Speaking on the issue, director of the Panos Institute Southern Africa, Vusumuzi Sifile said while some milestones have been recorded in addressing the barriers to gender equality and gender equity, more still needs to be done.
“For example, the majority of southern African countries still fall short in terms of achieving or showing commitment to gender equality and equity in key leadership positions,” he said.
Sifile said Panos was concerned that 25 years since the Beijing Declaration and Platform for Action resolution to achieve gender equality, gender inequality still reigns supreme in southern Africa.
“Women continue to be pushed to the margins by social and economic systems and structures. Of concern to us is the fact that the participation of women in political leadership and public administration is low,” he said.
In 2018, Panos conducted a study that identified various political party structures and systems that marginalise women and hinder them from taking up leadership positions. The assessment confirmed that participation of women in political party leadership was very marginal.
The Panos study confirmed that political parties have written and unwritten principles, practices, laws, rules, guidelines, values and procedures that mostly disadvantage women.
These are rooted in the patriarchal culture and tradition that obtains across southern Africa, and the existence of a “glass ceiling” characterised by some “unwritten rules” or unacknowledged barriers hindering women.
However, Sifile views the IWD2020 as a reminder of the unfinished work to realise women’s rights.
“The IWD2020 is an important reminder of the important role we all have to play to achieve gender equality.
He challenged the media to continue to provide space for women’s voices, to highlight and challenge the stereotypes that disadvantage women.
“We also urge decision-makers to put in places laws, policies and other instruments to address the current barriers to the realisation of women’s rights. Civil society, traditional and religious leaders, and other opinion leaders also have a role to play in advocating for equality and the realisation of women’s rights,” he said.
Director of Women Action Group (WAG) Edna Musiiwa said organisations which pushed for women’s rights did not only focus on the IWD, but throughout the year worked hard to ensure that women are uplifted.
“We have many programmes which aim at empowering women as well as advocacy around gender equality.
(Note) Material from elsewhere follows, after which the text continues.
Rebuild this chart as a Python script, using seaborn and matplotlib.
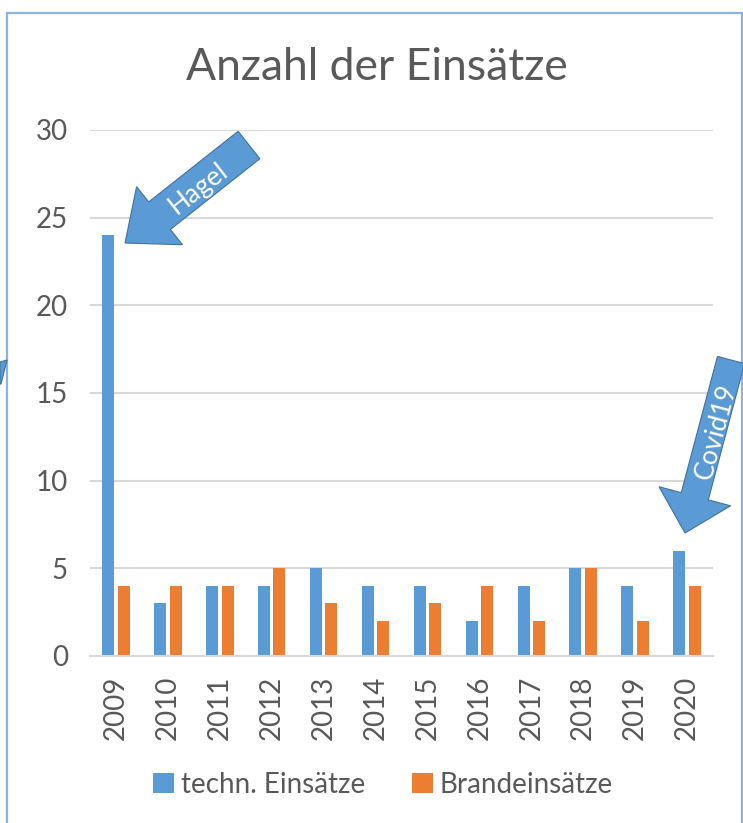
import matplotlib
matplotlib.use("Agg")
import matplotlib.pyplot as plt
import seaborn as sns
import pandas as pd
import numpy as np
from matplotlib.patches import Polygon, Rectangle

years = ["2009", "2010", "2011", "2012", "2013", "2014", "2015", "2016", "2017", "2018", "2019", "2020"]
techn = [24, 3, 4, 4, 5, 4, 4, 2, 4, 5, 4, 6]
brand = [4, 4, 4, 5, 3, 2, 3, 4, 2, 5, 2, 4]
series_names = ["techn. Einsätze", "Brandeinsätze"]
colors = ["#5B9BD5", "#ED7D31"]
yticks = [0, 5, 10, 15, 20, 25, 30]

df = pd.DataFrame({
    "Jahr": years * 2,
    "Wert": techn + brand,
    "Serie": [series_names[0]] * len(years) + [series_names[1]] * len(years),
})

W, H = 743, 823
sns.set_theme(style="white")
plt.rcParams["font.family"] = ["Lato", "DejaVu Sans"]
txt = "#595959"

fig = plt.figure(figsize=(W / 100, H / 100), dpi=100)
ax = fig.add_axes([90 / W, 1 - 656 / H, (713 - 90) / W, (656 - 130) / H])

sns.barplot(data=df, x="Jahr", y="Wert", hue="Serie", palette=colors,
            width=0.6, gap=0.23, ax=ax, saturation=1, legend=True,
            linewidth=0, edgecolor="none")

ax.set_ylim(0, 30)
ax.set_xlim(-0.5, len(years) - 0.5)
ax.set_yticks(yticks)
ax.set_yticklabels([str(v) for v in yticks], fontsize=20, color=txt)
ax.set_xticks(range(len(years)))
ax.set_xticklabels(years, rotation=90, fontsize=20, color=txt)
ax.tick_params(axis="y", length=0, pad=16)
ax.tick_params(axis="x", length=0, pad=14)
ax.set_xlabel("")
ax.set_ylabel("")
ax.yaxis.grid(True, color="#D9D9D9", linewidth=1.5)
ax.set_axisbelow(True)
for s in ["left", "right", "top"]:
    ax.spines[s].set_visible(False)
ax.spines["bottom"].set_color("#D9D9D9")
ax.spines["bottom"].set_linewidth(1.5)

handles, labels = ax.get_legend_handles_labels()
ax.get_legend().remove()
fig.legend(handles, labels, loc="center", bbox_to_anchor=(383 / W, 1 - 785 / H),
           ncol=2, frameon=False, fontsize=20, labelcolor=txt,
           handlelength=0.75, handleheight=0.75, handletextpad=0.25, columnspacing=1.7)

fig.text(377 / W, 1 - 67 / H, "Anzahl der Einsätze", ha="center", va="center",
         fontsize=32, color=txt)

# figure border
fig.patches.append(Rectangle((7 / W, -0.02), (742 - 7) / W, (H - 13) / H + 0.02,
                             transform=fig.transFigure, fill=False,
                             edgecolor="#8FB3DE", linewidth=1.6, clip_on=False))


def block_arrow(tail, tip, shaft_w, head_w, head_len):
    tail = np.array(tail, float)
    tip = np.array(tip, float)
    d = tip - tail
    L = np.hypot(*d)
    u = d / L
    n = np.array([-u[1], u[0]])
    base = tip - u * head_len
    pts = [tail + n * shaft_w / 2, base + n * shaft_w / 2, base + n * head_w / 2, tip,
           base - n * head_w / 2, base - n * shaft_w / 2, tail - n * shaft_w / 2]
    return [(p[0] / W, 1 - p[1] / H) for p in pts]


arrow_kw = dict(transform=fig.transFigure, facecolor="#5B9BD5", edgecolor="#41719C",
                linewidth=0.8, clip_on=False)
fig.patches.append(Polygon(block_arrow((249, 145), (125, 243), 35, 74, 44), **arrow_kw))
fig.patches.append(Polygon(block_arrow((731, 360), (685, 533), 28, 74, 38), **arrow_kw))
fig.patches.append(Polygon([(0, 1 - 362 / H), (7 / W, 1 - 360 / H), (1 / W, 1 - 384 / H), (0, 1 - 384 / H)],
                           **arrow_kw))

fig.text(198 / W, 1 - 188 / H, "Hagel", ha="center", va="center", rotation=38,
         rotation_mode="anchor", fontsize=19, color="white")
fig.text(716 / W, 1 - 432 / H, "Covid19", ha="center", va="center", rotation=75,
         rotation_mode="anchor", fontsize=19, color="white")

fig.savefig("out.png", dpi=100)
We are also agitating for more health services to women,” she said.
Women are often hardest hit by the crisis in the health sector which has witnessed its worst since independence. Pregnant women are still struggling to access maternal care with reports that some even give birth by the road side.
“We must not stop celebrating the IWD. It is an important time to recognise women. We are currently building a movement of women whom we will empower enough to articulate their own issues. The media will not even need us to comment, but can go to Muzarabani and the women there will be able to confidently say out their issues,” Musiiwa said.
In her message for the IWD, MDC-T president Thokozani Khupe said progress has been “agonisingly slow” for the majority of women and girls.
“Women work very hard to the extent that they are creators of wealth and yet they themselves are not wealthy,” she said.
Khupe said March 8 should be declared a public holiday to give an opportunity to every Zimbabwean to sit at home and express full gratitude to women.
“I would like to call on the Executive to speed up the processes that will lead towards the achievement of gender equality and human rights of women and girls,” she said.